Zudem ist Herschel ein erstklassiges Instrument zur Erfassung
der kleinsten Formen der Materie, der Moleküle. Das Teleskop hat zum
ersten Mal im Weltraum einen neuen Zustand von Wasser entdeckt. Er ist
elektrisch geladen und kommt zum Unterschied von den bekannteren Formen,
wie festes Eis, flüssiges Wasser und gasförmiger Dampf, nicht in
natürlicher Weise auf der Erde vor.

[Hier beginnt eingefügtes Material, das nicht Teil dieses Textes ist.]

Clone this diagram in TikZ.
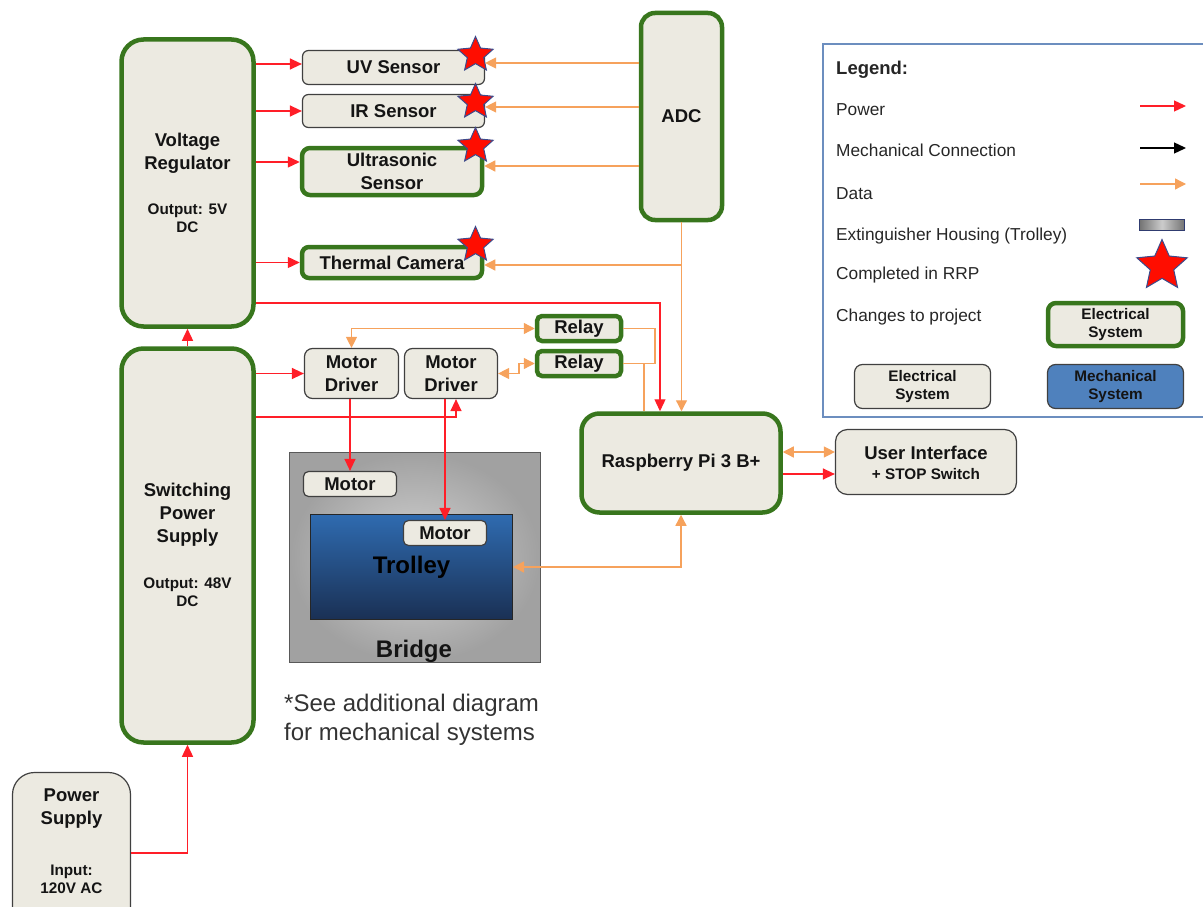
\documentclass[tikz,border=0pt]{standalone}
\usepackage{fontspec}
\setmainfont{Liberation Sans}
\usetikzlibrary{arrows.meta,shapes.geometric,calc}
\definecolor{beige}{RGB}{236,234,225}
\definecolor{grn}{RGB}{56,118,29}
\definecolor{org}{RGB}{246,162,92}
\definecolor{rd}{RGB}{255,30,40}
\definecolor{lgb}{RGB}{108,142,191}
\definecolor{mech}{RGB}{79,129,189}
\definecolor{txt}{RGB}{20,20,20}
\definecolor{stb}{RGB}{60,75,140}
\definecolor{trtop}{RGB}{47,107,176}
\definecolor{trbot}{RGB}{26,48,84}
\newcommand{\fbig}{\fontsize{18.5}{23}\selectfont\bfseries}
\newcommand{\fsm}{\fontsize{15.3}{18}\selectfont\bfseries}
\newcommand{\flg}{\fontsize{17.3}{21}\selectfont}
\tikzset{
 ebox/.style={draw=black!75, line width=1.2pt, fill=beige, rounded corners=6pt, inner sep=0pt, text=txt, font=\fbig, align=center},
 gbox/.style={draw=grn, line width=4.5pt, fill=beige, rounded corners=10pt, inner sep=0pt, text=txt, font=\fbig, align=center},
 txtb/.style={inner sep=0pt, text=txt, font=\fbig, align=center},
 txts/.style={inner sep=0pt, text=txt, font=\fsm, align=center},
 lgtxt/.style={inner sep=0pt, text=black!85, font=\flg, anchor=base west},
 pw/.style={draw=rd, line width=1.3pt, -{Triangle[length=12pt,width=11pt]}},
 dt/.style={draw=org, line width=1.3pt, -{Triangle[length=11pt,width=11pt]}},
 dtb/.style={draw=org, line width=1.3pt, {Triangle[length=11pt,width=11pt]}-{Triangle[length=11pt,width=11pt]}},
 dtl/.style={draw=org, line width=1.3pt},
 rrpstar/.style={star, star points=5, star point ratio=2.15, fill=red!90!orange, draw=stb, line width=1pt, inner sep=0pt},
}
\begin{document}
\begin{tikzpicture}[x=1pt,y=-1pt]
\useasboundingbox (0,0) rectangle (1203,907);
\clip (0,0) rectangle (1203,907);

% ---------- power blocks ----------
\node[gbox, rounded corners=22pt, minimum width=132pt, minimum height=287pt] (vr) at (187.5,183) {};
\node[txtb] (vrt) at (187.5,153.5) {Voltage\\Regulator};
\node[txts] (vrs) at (187.5,218.5) {Output: 5V\\DC};

\node[gbox, rounded corners=22pt, minimum width=132pt, minimum height=394pt] (sps) at (187.5,545.5) {};
\node[txtb] (spst) at (187.5,515) {Switching\\Power\\Supply};
\node[txts] (spss) at (187.5,592.5) {Output: 48V\\DC};

\node[ebox, rounded corners=22pt, minimum width=118pt, minimum height=161pt] (ps) at (71.5,853) {};
\node[txtb] (pst) at (71.5,809) {Power\\Supply};
\node[txts] (pss) at (71.5,879) {Input:\\120V AC};

% ---------- sensors ----------
\node[ebox, minimum width=182pt, minimum height=34pt] (uv) at (393.5,67.5) {UV Sensor};
\node[ebox, minimum width=182pt, minimum height=33pt] (ir) at (393.5,111) {IR Sensor};
\node[gbox, rounded corners=8pt, minimum width=180pt, minimum height=47pt] (us) at (392,171.5) {Ultrasonic\\Sensor};
\node[gbox, rounded corners=7pt, minimum width=180pt, minimum height=31pt] (tc) at (392,262.5) {Thermal Camera};

\node[gbox, rounded corners=14pt, minimum width=81pt, minimum height=207pt] (adc) at (681.5,116.5) {ADC};

% ---------- relays / drivers ----------
\node[gbox, rounded corners=5pt, minimum width=84pt, minimum height=25pt] (rl1) at (579,328.5) {Relay};
\node[gbox, rounded corners=5pt, minimum width=84pt, minimum height=25pt] (rl2) at (579,363.5) {Relay};
\node[ebox, rounded corners=8pt, minimum width=94pt, minimum height=50pt] (md1) at (351.5,373.5) {Motor\\Driver};
\node[ebox, rounded corners=8pt, minimum width=93pt, minimum height=50pt] (md2) at (451,373.5) {Motor\\Driver};

% ---------- bridge / trolley ----------
\node[draw=black!65, line width=1pt, shading=radial, inner color=black!17, outer color=black!37, minimum width=251pt, minimum height=210pt] (bridge) at (415,557.5) {};
\node[txtb, font=\fontsize{24}{28}\selectfont\bfseries] (bridget) at (414,651) {Bridge};
\node[ebox, rounded corners=5pt, minimum width=93pt, minimum height=25pt] (mot1) at (350,484) {Motor};
\node[draw=black!85, line width=1pt, top color=trtop, bottom color=trbot, minimum width=202pt, minimum height=105pt, inner sep=0pt, text=black, font=\fontsize{24}{28}\selectfont\bfseries] (trolley) at (411.5,567) {Trolley};
\node[ebox, rounded corners=5pt, minimum width=83pt, minimum height=25pt] (mot2) at (445,533) {Motor};

% ---------- controller / UI ----------
\node[gbox, rounded corners=18pt, minimum width=199pt, minimum height=99pt] (rpi) at (681,463) {Raspberry Pi 3 B+};
\node[ebox, rounded corners=12pt, minimum width=181pt, minimum height=65pt] (ui) at (926,462) {};
\node[txtb] (uit) at (926,453) {User Interface};
\node[txts] (uis) at (926,474.5) {+ STOP Switch};

% ---------- stars ----------
\node[rrpstar, minimum size=37pt] (st1) at (475.5,55) {};
\node[rrpstar, minimum size=37pt] (st2) at (475.5,102) {};
\node[rrpstar, minimum size=37pt] (st3) at (475.5,146) {};
\node[rrpstar, minimum size=37pt] (st4) at (475.5,245) {};

% ---------- power connectors ----------
\draw[pw] (ps.east) -| (sps.south);
\draw[pw] (sps.north) -- (vr.south);
\coordinate (uvin) at ([yshift=3.5pt]uv.west);
\coordinate (irin) at (ir.west);
\coordinate (usin) at ([yshift=9.5pt]us.west);
\coordinate (tcin) at (tc.west);
\draw[pw] (vr.east |- uvin) -- (uvin);
\draw[pw] (vr.east |- irin) -- (irin);
\draw[pw] (vr.east |- usin) -- (usin);
\draw[pw] (vr.east |- tcin) -- (tcin);
\coordinate (r1) at (660,303);
\draw[pw] (vr.east |- r1) -| (r1 |- rpi.north);
\draw[pw] (sps.east |- md1.west) -- (md1.west);
\coordinate (r2) at (456,417);
\draw[pw] (sps.east |- r2) -| (r2 |- md2.south);
\draw[pw] (md1.south -| mot1.north) -- (mot1.north);
\draw[pw] (md2.south -| mot2.north) -- (mot2.north);
\coordinate (rb) at ([yshift=-11pt]rpi.east);
\draw[pw] (rb) -- (rb -| ui.west);

% ---------- data connectors ----------
\coordinate (uvout) at ([yshift=4.5pt]uv.east);
\coordinate (irout) at ([yshift=4pt]ir.east);
\coordinate (usout) at ([yshift=5.5pt]us.east);
\coordinate (tcout) at ([yshift=-2.5pt]tc.east);
\draw[dt] (adc.west |- uvout) -- (uvout);
\draw[dt] (adc.west |- irout) -- (irout);
\draw[dt] (adc.west |- usout) -- (usout);
\draw[dt] (adc.south) -- (adc.south |- rpi.north);
\draw[dt] (adc.south |- tcout) -- (tcout);
\draw[dtb] (md1.north) |- (rl1.west);
\draw[dtb] (md2.east) -- ++(21,0) |- (rl2.west);
\coordinate (rj) at (655,363.5);
\coordinate (rk) at (644,363.5);
\draw[dtl] (rl1.east) -| (rj) -- (rl2.east);
\draw[dtl] (rk) -- (rk |- rpi.north);
\draw[dtb] (trolley.east) -| (rpi.south);
\coordinate (ra) at ([yshift=11pt]rpi.east);
\draw[dtb] (ra) -- (ra -| ui.west);

% ---------- note ----------
\node[inner sep=0pt, anchor=north west, align=left, text=black!80, font=\fontsize{24}{29}\selectfont] (note) at (284,694) {*See additional diagram\\for mechanical systems};

% ---------- legend ----------
\draw[lgb, line width=1.5pt] (823,44) rectangle (1215,417);
\node[lgtxt, font=\fontsize{18.5}{22}\selectfont\bfseries] (lgt) at (836,75) {Legend:};
\node[lgtxt] (lg1) at (836,116) {Power};
\node[lgtxt] (lg2) at (836,157) {Mechanical Connection};
\node[lgtxt] (lg3) at (836,199) {Data};
\node[lgtxt] (lg4) at (836,240) {Extinguisher Housing (Trolley)};
\node[lgtxt] (lg5) at (836,279) {Completed in RRP};
\node[lgtxt] (lg6) at (836,321) {Changes to project};
\coordinate (la1) at (1140,106); \coordinate (lb1) at (1186,106);
\coordinate (la2) at (1140,148); \coordinate (lb2) at (1186,148);
\coordinate (la3) at (1140,184); \coordinate (lb3) at (1186,184);
\draw[pw] (la1) -- (lb1);
\draw[line width=1.3pt, -{Triangle[length=12pt,width=11pt]}] (la2) -- (lb2);
\draw[dt] (la3) -- (lb3);
\node[draw=stb!80!black, line width=1pt, left color=black!55, right color=black!55, middle color=black!20, minimum width=45pt, minimum height=11pt, inner sep=0pt] (lgh) at (1162,225) {};
\node[rrpstar, minimum size=53pt] (lgs) at (1162,266) {};
\node[gbox, font=\fsm, rounded corners=8pt, minimum width=135pt, minimum height=43pt] (lge1) at (1115.5,324.5) {Electrical\\System};
\node[ebox, font=\fsm, rounded corners=8pt, minimum width=136pt, minimum height=44pt] (lge2) at (922.5,386.5) {Electrical\\System};
\node[ebox, font=\fsm, fill=mech, rounded corners=8pt, minimum width=136pt, minimum height=44pt] (lgm) at (1115.5,386.5) {Mechanical\\System};
\end{tikzpicture}
\end{document}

Wenn in den Geburtswolken, die die
jungen Sterne umgeben, ultraviolettes Licht durch das Gas dringt, kann
diese Strahlung jedoch ein Elektron aus dem Wassermolekül herausstoßen
und dieses mit einer elektrischen Ladung versehen.
"Diese Entdeckung ionisierten Wasserdampfs war eine Überraschung" sagt
Arnold Benz von der Eidgenössischen Technischen Hochschule (ETH) Zürich.
"Sie führt uns vor Augen, dass im frühen Geburtsstadium gewaltige
Prozesse vor sich gehen, die zu einer in der ganzen Wolke verbreiteten
energetischen Strahlung führen."
Von den größten Galaxien bis zu den kleinsten Molekülen – die
zahlreichen ersten Ergebnisse von Herschel werden in dieser
Woche auf der Fachtagung ESLAB 2010 vorgestellt, die am ESTEC, dem
Weltraumforschungs- und Technologiezentrum der ESA in Noordwijk in den
Niederlanden stattfindet. "Dies ist erst der Anfang der Mission. In den
kommenden Jahren werden wir dank Herschel noch viele weitere
wissenschaftliche Erkenntnisse erlangen" ist Göran Pilbratt,
Herschel-Projektwissenschaftler der ESA, überzeugt.